DE SIERVO ANCORA AL SUO POSTO
Tutto passa in Lega, anche se non tutto se ne va. Per esempio, è ancora lì bello imbullonato l’ad Luigi De Siervo. Quello dell’audio carpito a proposito di cori e striscioni razzisti da non esibire in tivù (ma in quel caso ha detto di essere stato frainteso e ha minacciato querela), e della famosa campagna delle tre scimmie che pretendeva d’essere anti-razzista (e stavolta il fraintendimento era lui in persona, ma s’è ben guardato dal querelare sé medesimo). Di levarsi, manco a parlarne. E si trova ancora lì il presidente o ad di club (ma sarà uno solo?) che ha il vizietto di registrare le sedute e poi passare l’audio ai giornalisti. Quello che ha messo in imbarazzo De Siervo, ma anche l’altro che ha portato alle dimissioni dell’ex presidente Gaetano Micciché.

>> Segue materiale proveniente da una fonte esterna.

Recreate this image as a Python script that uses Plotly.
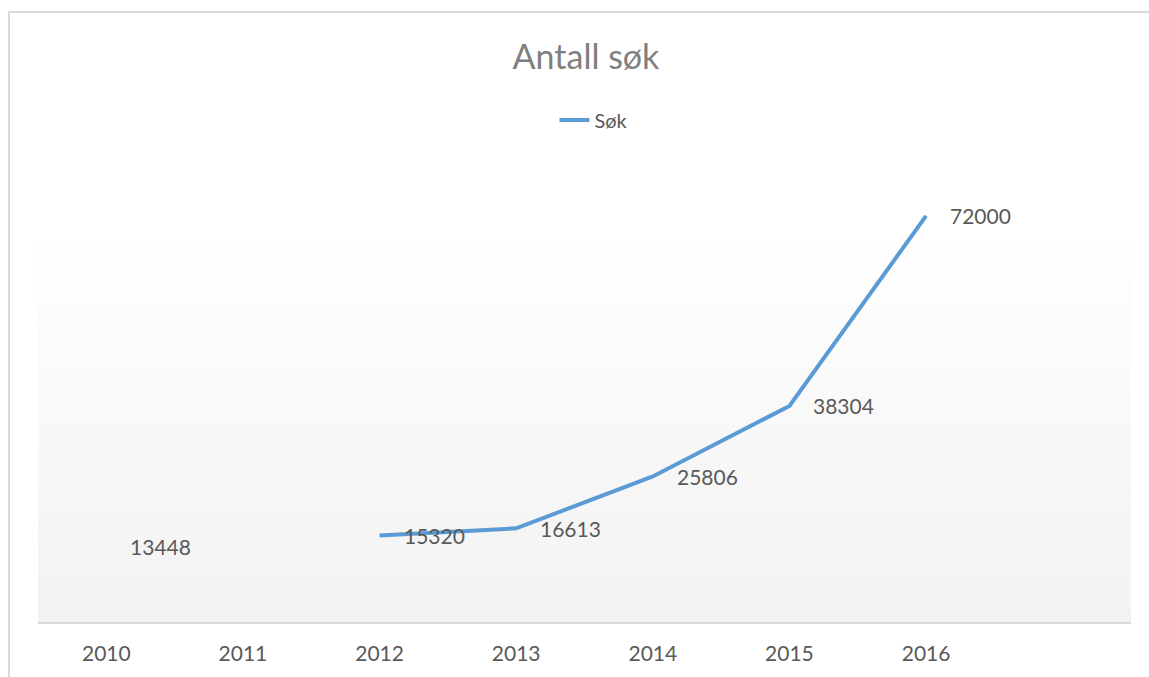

E poi c’è Giovanni Malagò, che purtroppo a dispetto del cognome non è un passato remoto e continua a aleggiare sul calcio italiano come il fantasma di un vecchio film interpretato da Johnny Dorelli. Fu il presidente del Coni, da commissario, a mettere il sigillo sul pateracchio elettorale che portò alla presidenza Micciché ma conteneva in sé il bug della sua destituzione. Dicono che, nelle ore in cui si eleggeva Dal Pino, Malagò spingesse per un Micciché 2 (la vendetta?). Nonostante che lo stesso ex presidente avesse detto a più riprese di non essere assolutamente disposto a rimettere piede in Lega. E pensate quale ballottaggio da brivido: un candidato contumace e inconsapevole e l’altro che piuttosto avrebbe preferito passare un anno di rieducazione nelle risaie. Poltrone ambite ne abbiamo?
MEDIAPRO E IL PERICOLO DI UNA CAUSA MILIONARIA SUI DIRITTI DEL CALCIO
La sola cosa certa è che il nuovo presidente debba affrontare il complicato dossier della vendita dei diritti televisivi 2021-24. Una Novella dello Stento che rende molto nervosi i presidenti della cosiddetta Confindustria del Calcio. Senza quei denari, più o meno tutti quanti potranno dedicare i weekend alla pesca da scoglio. Il problema è che, col passare delle settimane e dei mesi, la situazione si complica anziché risolversi. E la prospettiva che gli spagnoli di Mediapro siano davvero il soggetto che risolve la partita si fa problematica. La notizia dei giorni scorsi è che adesso la società del tycoon catalano Jaume Roures sia pronta a far causa alla Lega di Serie A, chiedendo un risarcimento da 200 milioni di euro. Impressioni? In via Rosellini non fanno una piega. Si continuerà a trattare e quella causa minacciata farà parte del negoziato. Si parla d’alta finanza e si mercanteggia da tappetari. Senza mai dimenticare che è la pirateria a uccidere il calcio.